Amidst all the overblown Hollywood nonsense, it is easy to get lost in all the publicity and special effects and forget about the art that is actual filmmaking. So, when a new art book shows up in the mail, I tend not to care whether it's for Gone with the Wind, Ghostbusters, or My Little Pony. These treasures mean someone took the time to draft the creative process and, whether you loved or hated the movie, Godzilla: The Art of Destruction does not disappoint.
First of all, I felt very overwhelmed with the masses of information contained in these hardcovers. In his introduction, Gareth Edwards excitedly boasts about his personal love of film art books and how he would strive to not leave out ANY details for readers. This passion is beautifully brought to print by Mark Cotta Vaz , who is certainly no stranger to writing award winning books dedicated to movie making.

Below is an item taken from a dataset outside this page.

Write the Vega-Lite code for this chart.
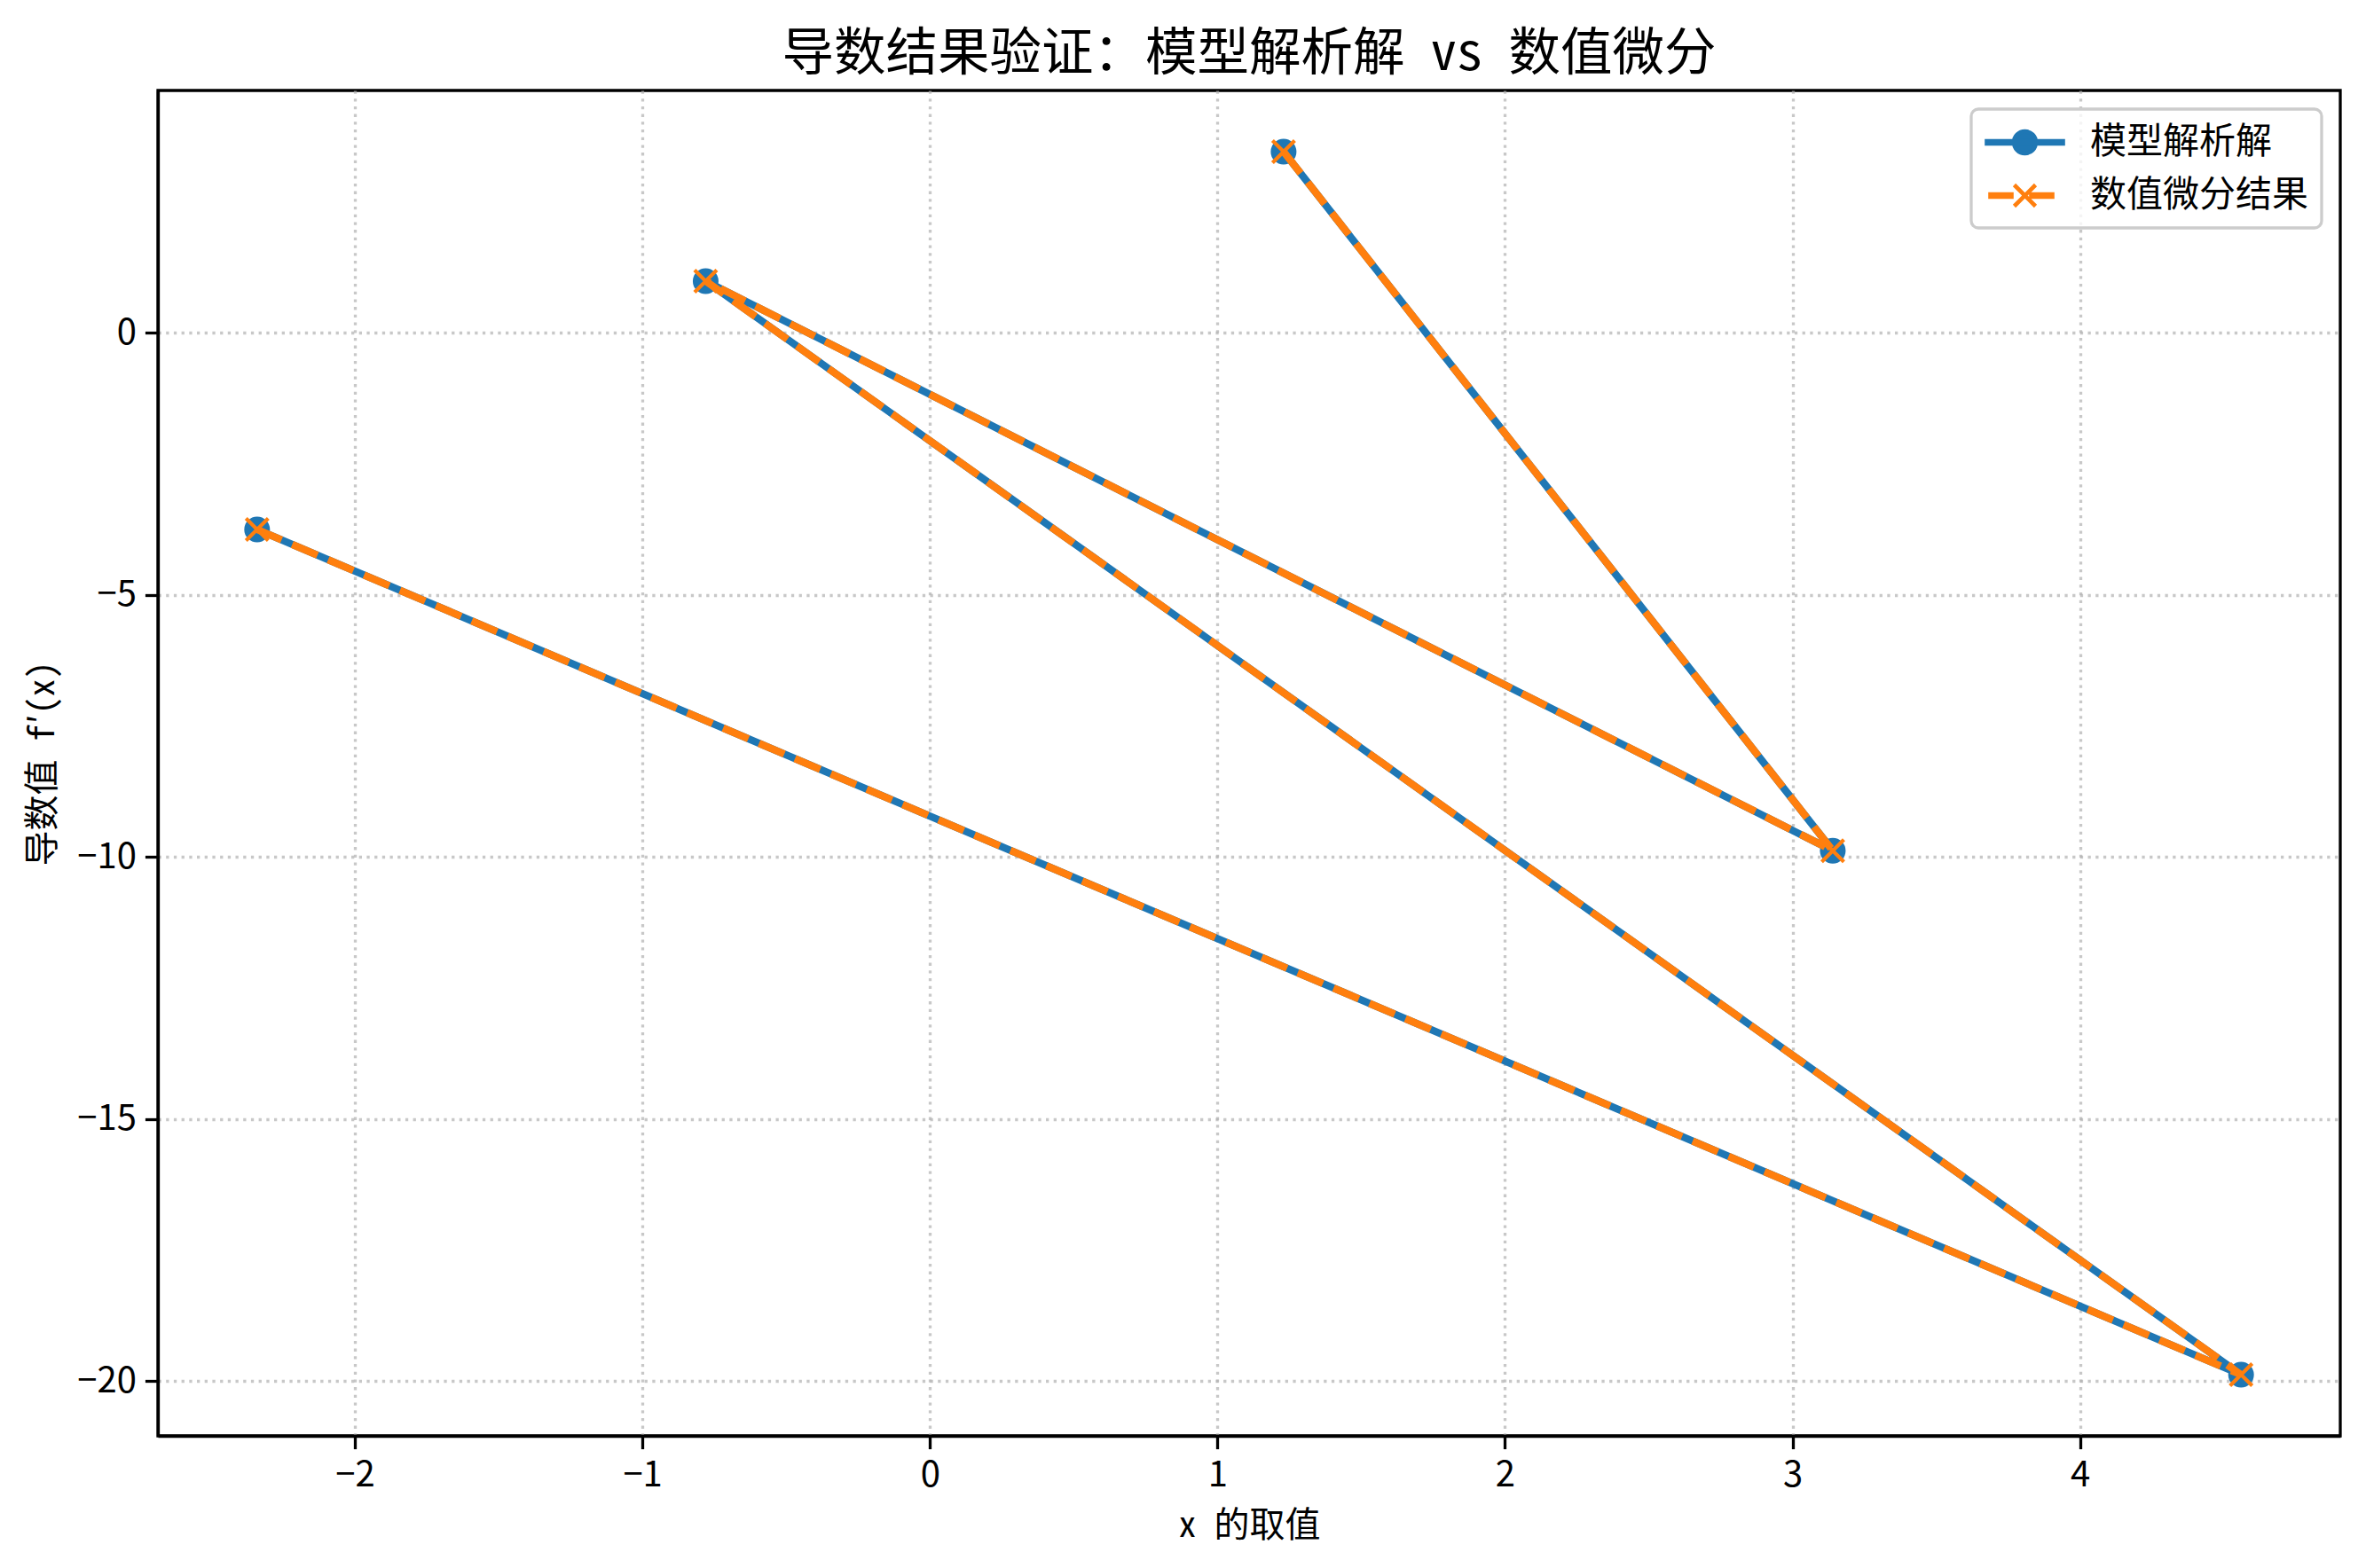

This book is loaded with cast and crew interviews, Godzilla history, filming locations, digital images galore, and (my ever favorite) concept art. If anything, it is refreshing to see just how much time and drawings went into the re-imagining of a beloved old movie monster. Sketches upon paintings upon sculptures are all compiled before our eager eyes to enjoy as we read about every creative decision made. But don't worry, the information overload is broken up by stunning scenic paintings spanning multiple pages. Also included is a wonderful fold-out spread of conceptual Godzilla designs.
In addition, I'm not sure I've seen a modern film art book that is also so dedicated to explaining the digital process. My personal dislike of CGI aside, I must admit that it is nice to read about a production crew that put so much heart into creating creatures, real AND digital. No artistic stone is left unturned here.
Overall, I was surprised how much I enjoyed this one. It honestly doesn't matter if you liked the film or not. Anyone who loves movie art books will want to add this one to the shelf. It's a little piece of movie history all on its own. You'll even discover a removable poster tucked away in the back. Enjoy.